## PROBLEM REQUIREMENTS
Return only the stretch of the material below that begins with the line containing "Convert this diagram to TikZ code." and ends with the line containing "(0,0) rectangle (1049,1522);", exactly; both of those lines belong to it.
=======
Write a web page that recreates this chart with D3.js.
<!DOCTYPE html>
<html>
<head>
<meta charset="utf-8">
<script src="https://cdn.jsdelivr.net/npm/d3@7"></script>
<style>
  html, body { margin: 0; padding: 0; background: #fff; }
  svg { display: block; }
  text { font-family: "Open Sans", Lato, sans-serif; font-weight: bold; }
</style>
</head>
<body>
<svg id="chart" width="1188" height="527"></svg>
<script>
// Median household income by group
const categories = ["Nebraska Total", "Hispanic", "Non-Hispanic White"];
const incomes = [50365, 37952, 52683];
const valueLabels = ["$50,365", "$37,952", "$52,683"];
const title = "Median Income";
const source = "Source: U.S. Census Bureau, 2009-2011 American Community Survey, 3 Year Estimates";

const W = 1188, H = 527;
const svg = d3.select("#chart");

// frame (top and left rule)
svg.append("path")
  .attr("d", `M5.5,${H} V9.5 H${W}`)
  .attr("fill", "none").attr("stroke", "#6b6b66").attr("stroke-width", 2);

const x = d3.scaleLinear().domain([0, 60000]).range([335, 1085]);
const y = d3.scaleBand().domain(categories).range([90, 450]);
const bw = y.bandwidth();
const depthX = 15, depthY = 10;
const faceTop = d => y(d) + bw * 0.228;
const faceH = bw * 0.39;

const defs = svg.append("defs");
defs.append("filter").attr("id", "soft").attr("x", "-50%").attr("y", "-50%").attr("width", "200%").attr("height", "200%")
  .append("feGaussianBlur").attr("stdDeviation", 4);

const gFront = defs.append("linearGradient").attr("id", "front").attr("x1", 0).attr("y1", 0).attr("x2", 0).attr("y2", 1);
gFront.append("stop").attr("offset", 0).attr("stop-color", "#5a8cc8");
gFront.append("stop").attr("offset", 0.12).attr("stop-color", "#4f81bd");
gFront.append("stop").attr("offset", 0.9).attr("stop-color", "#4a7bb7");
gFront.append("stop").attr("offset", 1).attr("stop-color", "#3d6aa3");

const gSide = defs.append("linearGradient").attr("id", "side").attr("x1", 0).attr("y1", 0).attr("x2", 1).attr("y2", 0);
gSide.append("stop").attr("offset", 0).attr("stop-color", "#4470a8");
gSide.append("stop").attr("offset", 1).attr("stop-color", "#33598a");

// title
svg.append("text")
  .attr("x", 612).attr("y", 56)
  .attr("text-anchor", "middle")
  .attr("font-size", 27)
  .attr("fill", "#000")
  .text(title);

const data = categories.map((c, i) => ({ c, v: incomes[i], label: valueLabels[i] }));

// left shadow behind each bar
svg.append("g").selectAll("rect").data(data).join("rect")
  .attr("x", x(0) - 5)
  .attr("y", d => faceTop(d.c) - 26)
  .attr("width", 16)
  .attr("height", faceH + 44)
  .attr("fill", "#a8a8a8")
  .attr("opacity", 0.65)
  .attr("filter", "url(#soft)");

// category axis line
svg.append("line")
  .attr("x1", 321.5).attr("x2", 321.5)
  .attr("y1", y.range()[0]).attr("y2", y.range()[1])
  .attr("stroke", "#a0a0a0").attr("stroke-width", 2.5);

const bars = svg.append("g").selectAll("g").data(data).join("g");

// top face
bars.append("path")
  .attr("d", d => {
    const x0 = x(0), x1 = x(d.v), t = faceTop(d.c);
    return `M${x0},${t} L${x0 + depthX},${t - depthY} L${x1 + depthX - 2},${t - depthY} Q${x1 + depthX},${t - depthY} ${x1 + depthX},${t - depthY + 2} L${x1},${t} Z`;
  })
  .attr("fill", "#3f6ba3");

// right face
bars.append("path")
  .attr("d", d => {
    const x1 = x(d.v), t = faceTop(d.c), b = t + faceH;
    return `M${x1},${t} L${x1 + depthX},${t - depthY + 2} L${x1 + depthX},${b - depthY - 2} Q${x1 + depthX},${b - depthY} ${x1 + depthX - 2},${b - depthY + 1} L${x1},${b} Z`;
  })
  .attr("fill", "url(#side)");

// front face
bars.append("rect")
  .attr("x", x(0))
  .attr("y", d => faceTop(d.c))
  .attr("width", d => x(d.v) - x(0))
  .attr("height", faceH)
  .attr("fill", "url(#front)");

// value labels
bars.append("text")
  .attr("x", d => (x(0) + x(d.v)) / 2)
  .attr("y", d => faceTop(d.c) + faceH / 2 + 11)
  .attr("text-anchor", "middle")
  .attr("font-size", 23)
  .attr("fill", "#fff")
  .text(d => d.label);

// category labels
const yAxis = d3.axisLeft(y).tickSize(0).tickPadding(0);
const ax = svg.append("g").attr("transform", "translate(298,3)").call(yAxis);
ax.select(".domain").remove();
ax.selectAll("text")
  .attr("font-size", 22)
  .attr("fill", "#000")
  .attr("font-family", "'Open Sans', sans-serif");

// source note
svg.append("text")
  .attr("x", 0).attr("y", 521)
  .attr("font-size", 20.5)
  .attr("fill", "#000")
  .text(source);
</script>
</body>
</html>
=======
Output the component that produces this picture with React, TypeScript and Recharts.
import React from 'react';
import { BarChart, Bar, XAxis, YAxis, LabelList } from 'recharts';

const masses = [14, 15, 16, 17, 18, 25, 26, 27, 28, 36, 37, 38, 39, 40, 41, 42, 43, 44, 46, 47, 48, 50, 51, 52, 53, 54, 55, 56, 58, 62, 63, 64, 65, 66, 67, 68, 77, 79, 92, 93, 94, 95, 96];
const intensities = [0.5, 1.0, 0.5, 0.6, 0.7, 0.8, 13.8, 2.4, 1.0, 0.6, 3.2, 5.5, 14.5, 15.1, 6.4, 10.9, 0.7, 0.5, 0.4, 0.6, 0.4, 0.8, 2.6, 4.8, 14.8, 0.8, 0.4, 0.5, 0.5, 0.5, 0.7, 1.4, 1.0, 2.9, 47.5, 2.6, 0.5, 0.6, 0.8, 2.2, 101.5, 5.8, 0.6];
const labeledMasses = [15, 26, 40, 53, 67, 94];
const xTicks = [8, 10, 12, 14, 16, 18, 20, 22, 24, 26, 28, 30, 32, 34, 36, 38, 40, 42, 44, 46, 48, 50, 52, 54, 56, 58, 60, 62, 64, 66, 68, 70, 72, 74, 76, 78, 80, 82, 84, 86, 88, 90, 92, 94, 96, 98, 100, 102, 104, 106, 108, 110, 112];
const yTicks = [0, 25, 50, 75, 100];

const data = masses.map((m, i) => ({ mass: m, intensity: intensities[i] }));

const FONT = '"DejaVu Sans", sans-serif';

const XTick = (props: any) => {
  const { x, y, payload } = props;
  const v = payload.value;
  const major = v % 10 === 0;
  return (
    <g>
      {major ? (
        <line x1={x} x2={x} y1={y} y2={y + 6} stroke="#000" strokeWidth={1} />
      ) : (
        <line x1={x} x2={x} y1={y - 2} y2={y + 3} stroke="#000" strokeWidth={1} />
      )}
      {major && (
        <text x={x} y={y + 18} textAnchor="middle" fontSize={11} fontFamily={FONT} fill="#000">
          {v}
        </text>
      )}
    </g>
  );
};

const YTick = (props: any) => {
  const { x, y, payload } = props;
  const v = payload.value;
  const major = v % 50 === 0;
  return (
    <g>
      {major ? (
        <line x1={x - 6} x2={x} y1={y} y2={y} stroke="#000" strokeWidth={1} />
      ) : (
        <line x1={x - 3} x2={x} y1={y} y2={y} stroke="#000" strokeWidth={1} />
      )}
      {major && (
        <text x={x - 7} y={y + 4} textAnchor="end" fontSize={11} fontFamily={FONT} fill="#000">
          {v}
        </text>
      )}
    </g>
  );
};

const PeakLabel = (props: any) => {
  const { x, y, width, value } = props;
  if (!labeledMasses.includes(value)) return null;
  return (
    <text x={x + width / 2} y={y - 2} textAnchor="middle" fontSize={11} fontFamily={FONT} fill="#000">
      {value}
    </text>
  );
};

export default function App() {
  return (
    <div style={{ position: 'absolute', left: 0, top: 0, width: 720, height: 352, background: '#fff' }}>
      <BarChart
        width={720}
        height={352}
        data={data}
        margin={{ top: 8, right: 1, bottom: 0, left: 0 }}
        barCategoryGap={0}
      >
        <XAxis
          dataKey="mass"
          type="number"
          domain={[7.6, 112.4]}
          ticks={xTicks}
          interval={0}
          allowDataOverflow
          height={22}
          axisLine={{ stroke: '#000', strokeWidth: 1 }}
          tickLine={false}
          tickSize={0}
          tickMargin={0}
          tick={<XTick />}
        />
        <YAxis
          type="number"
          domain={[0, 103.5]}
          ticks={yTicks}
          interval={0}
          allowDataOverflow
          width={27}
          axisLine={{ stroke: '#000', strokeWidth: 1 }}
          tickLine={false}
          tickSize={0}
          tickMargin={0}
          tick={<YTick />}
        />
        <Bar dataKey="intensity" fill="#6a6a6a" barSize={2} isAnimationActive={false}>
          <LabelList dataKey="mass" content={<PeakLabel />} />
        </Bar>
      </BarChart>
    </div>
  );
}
=======
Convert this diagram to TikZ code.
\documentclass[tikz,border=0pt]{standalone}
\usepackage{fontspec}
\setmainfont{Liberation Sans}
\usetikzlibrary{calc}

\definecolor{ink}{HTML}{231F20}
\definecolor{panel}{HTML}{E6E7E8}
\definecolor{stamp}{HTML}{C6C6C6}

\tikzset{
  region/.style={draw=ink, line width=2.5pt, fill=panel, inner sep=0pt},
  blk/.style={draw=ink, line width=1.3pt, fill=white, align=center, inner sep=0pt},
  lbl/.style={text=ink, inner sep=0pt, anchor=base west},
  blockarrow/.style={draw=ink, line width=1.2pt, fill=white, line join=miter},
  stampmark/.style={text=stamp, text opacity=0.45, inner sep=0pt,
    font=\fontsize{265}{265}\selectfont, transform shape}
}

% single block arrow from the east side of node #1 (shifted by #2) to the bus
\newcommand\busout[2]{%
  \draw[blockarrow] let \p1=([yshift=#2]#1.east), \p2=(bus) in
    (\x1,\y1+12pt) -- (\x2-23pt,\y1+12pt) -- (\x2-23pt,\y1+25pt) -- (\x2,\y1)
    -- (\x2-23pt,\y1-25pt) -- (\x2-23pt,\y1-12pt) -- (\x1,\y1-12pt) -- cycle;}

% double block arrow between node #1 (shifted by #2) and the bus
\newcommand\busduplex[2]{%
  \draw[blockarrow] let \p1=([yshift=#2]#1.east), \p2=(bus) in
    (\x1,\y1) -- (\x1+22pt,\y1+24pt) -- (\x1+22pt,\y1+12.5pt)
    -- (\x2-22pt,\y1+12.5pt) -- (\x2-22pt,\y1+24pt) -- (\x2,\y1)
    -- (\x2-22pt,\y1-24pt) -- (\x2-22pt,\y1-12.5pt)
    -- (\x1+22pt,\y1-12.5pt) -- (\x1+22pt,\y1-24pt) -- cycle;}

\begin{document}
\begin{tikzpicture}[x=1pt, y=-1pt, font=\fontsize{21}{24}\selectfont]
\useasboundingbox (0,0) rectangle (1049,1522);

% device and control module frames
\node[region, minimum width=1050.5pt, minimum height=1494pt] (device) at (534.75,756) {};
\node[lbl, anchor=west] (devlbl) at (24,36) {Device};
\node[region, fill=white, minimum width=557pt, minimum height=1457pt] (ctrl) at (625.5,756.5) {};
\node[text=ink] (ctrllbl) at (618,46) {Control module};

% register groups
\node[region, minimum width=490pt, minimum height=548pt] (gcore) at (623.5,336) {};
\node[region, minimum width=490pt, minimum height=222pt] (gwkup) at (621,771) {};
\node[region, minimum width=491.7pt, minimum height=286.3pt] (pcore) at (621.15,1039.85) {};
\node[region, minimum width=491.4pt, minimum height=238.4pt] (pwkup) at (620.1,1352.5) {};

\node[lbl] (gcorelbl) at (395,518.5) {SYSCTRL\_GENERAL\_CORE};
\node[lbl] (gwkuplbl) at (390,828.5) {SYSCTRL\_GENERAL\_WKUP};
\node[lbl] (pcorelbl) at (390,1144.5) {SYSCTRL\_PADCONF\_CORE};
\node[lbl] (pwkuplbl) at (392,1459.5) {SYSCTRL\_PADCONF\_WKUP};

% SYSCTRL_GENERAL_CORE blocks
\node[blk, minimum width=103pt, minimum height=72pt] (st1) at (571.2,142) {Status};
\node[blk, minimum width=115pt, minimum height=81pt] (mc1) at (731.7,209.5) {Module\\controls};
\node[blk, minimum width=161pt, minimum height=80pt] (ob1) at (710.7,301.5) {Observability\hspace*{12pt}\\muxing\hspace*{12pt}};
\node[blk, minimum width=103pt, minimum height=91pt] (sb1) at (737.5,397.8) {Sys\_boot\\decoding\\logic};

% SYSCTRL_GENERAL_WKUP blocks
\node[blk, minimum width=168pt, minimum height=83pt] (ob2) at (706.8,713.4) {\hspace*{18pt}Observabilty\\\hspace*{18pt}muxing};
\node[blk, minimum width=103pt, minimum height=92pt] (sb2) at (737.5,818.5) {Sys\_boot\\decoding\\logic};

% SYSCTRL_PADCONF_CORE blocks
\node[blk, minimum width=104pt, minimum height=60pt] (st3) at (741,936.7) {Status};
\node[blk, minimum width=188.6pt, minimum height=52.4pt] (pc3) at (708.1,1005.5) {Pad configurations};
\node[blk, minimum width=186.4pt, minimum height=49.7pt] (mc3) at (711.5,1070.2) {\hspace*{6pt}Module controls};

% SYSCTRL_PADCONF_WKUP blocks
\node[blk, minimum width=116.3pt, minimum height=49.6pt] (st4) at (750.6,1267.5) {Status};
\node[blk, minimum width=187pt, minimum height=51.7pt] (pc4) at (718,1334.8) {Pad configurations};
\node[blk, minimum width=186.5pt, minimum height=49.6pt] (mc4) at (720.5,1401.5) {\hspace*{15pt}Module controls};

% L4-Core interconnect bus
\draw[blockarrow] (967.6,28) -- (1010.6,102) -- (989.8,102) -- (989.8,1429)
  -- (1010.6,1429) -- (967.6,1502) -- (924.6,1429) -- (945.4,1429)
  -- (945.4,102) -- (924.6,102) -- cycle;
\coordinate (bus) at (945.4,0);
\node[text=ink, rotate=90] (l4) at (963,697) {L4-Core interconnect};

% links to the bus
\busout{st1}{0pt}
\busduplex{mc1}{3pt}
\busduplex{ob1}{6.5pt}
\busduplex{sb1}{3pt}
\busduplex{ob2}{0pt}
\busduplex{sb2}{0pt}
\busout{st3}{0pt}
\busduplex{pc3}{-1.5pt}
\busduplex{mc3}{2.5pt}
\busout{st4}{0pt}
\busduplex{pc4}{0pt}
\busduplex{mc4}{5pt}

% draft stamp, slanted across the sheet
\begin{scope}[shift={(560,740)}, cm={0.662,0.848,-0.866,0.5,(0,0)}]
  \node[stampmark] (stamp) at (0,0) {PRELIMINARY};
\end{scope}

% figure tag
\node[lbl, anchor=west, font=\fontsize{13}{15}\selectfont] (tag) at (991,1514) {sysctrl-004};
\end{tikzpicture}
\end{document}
=======
## RESULT BELOW
Convert this diagram to TikZ code.
\documentclass[tikz,border=0pt]{standalone}
\usepackage{fontspec}
\setmainfont{Liberation Sans}
\usetikzlibrary{calc}

\definecolor{ink}{HTML}{231F20}
\definecolor{panel}{HTML}{E6E7E8}
\definecolor{stamp}{HTML}{C6C6C6}

\tikzset{
  region/.style={draw=ink, line width=2.5pt, fill=panel, inner sep=0pt},
  blk/.style={draw=ink, line width=1.3pt, fill=white, align=center, inner sep=0pt},
  lbl/.style={text=ink, inner sep=0pt, anchor=base west},
  blockarrow/.style={draw=ink, line width=1.2pt, fill=white, line join=miter},
  stampmark/.style={text=stamp, text opacity=0.45, inner sep=0pt,
    font=\fontsize{265}{265}\selectfont, transform shape}
}

% single block arrow from the east side of node #1 (shifted by #2) to the bus
\newcommand\busout[2]{%
  \draw[blockarrow] let \p1=([yshift=#2]#1.east), \p2=(bus) in
    (\x1,\y1+12pt) -- (\x2-23pt,\y1+12pt) -- (\x2-23pt,\y1+25pt) -- (\x2,\y1)
    -- (\x2-23pt,\y1-25pt) -- (\x2-23pt,\y1-12pt) -- (\x1,\y1-12pt) -- cycle;}

% double block arrow between node #1 (shifted by #2) and the bus
\newcommand\busduplex[2]{%
  \draw[blockarrow] let \p1=([yshift=#2]#1.east), \p2=(bus) in
    (\x1,\y1) -- (\x1+22pt,\y1+24pt) -- (\x1+22pt,\y1+12.5pt)
    -- (\x2-22pt,\y1+12.5pt) -- (\x2-22pt,\y1+24pt) -- (\x2,\y1)
    -- (\x2-22pt,\y1-24pt) -- (\x2-22pt,\y1-12.5pt)
    -- (\x1+22pt,\y1-12.5pt) -- (\x1+22pt,\y1-24pt) -- cycle;}

\begin{document}
\begin{tikzpicture}[x=1pt, y=-1pt, font=\fontsize{21}{24}\selectfont]
\useasboundingbox (0,0) rectangle (1049,1522);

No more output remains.